Written exercise: The lines below are to be quoted exactly, from the first through the one that contains "plt.rcParams['font.family'] = ['Liberation".
┄┄┄┄┄┄
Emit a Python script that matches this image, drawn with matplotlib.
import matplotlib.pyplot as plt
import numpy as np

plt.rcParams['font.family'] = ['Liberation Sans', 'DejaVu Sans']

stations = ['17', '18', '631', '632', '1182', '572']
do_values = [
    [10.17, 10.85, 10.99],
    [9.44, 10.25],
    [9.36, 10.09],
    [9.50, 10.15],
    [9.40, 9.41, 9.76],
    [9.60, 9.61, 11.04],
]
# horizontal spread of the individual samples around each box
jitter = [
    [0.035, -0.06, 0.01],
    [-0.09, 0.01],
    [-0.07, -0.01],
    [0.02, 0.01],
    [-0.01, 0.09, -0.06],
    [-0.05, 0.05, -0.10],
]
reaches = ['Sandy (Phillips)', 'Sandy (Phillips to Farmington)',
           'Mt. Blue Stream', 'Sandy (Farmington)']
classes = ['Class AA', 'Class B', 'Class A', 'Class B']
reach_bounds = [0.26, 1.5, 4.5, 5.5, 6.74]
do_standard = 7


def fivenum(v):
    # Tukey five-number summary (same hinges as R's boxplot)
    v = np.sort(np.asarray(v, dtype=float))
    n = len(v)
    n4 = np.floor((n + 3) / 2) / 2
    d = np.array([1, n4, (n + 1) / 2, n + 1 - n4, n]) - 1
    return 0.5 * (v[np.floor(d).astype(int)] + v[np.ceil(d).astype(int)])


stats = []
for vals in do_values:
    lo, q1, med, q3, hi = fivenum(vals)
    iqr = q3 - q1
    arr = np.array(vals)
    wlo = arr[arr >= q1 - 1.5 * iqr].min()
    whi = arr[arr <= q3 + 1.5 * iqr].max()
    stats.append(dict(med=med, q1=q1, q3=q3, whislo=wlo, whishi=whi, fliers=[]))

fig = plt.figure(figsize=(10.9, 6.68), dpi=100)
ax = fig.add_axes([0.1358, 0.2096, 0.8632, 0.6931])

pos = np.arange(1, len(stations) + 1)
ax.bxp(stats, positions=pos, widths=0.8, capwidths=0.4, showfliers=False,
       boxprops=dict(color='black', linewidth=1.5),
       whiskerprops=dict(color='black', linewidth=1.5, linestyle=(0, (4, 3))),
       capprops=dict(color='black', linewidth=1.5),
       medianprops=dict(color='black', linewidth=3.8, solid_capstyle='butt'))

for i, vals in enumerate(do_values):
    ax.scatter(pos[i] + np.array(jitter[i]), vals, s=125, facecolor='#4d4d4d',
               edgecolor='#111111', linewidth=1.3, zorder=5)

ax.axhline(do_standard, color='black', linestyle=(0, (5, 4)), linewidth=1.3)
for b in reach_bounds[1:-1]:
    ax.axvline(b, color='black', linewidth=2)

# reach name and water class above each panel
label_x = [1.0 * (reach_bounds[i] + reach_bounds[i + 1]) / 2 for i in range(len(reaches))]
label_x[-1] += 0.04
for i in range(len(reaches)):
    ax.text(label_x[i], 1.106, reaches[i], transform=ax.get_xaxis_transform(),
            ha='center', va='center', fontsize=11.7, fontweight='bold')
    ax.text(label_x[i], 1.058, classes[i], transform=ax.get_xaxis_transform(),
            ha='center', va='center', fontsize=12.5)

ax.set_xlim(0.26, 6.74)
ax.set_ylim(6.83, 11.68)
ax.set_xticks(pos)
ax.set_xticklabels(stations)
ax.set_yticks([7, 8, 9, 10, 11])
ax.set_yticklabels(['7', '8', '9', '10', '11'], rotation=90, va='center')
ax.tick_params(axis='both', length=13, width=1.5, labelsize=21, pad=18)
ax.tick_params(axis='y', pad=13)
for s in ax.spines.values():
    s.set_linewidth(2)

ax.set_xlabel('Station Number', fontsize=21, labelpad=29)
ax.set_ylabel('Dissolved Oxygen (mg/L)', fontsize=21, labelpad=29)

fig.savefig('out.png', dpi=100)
┄┄┄┄┄┄
Reply:
Emit a Python script that matches this image, drawn with matplotlib.
import matplotlib.pyplot as plt
import numpy as np

plt.rcParams['font.family'] = ['Liberation Sans', 'DejaVu Sans']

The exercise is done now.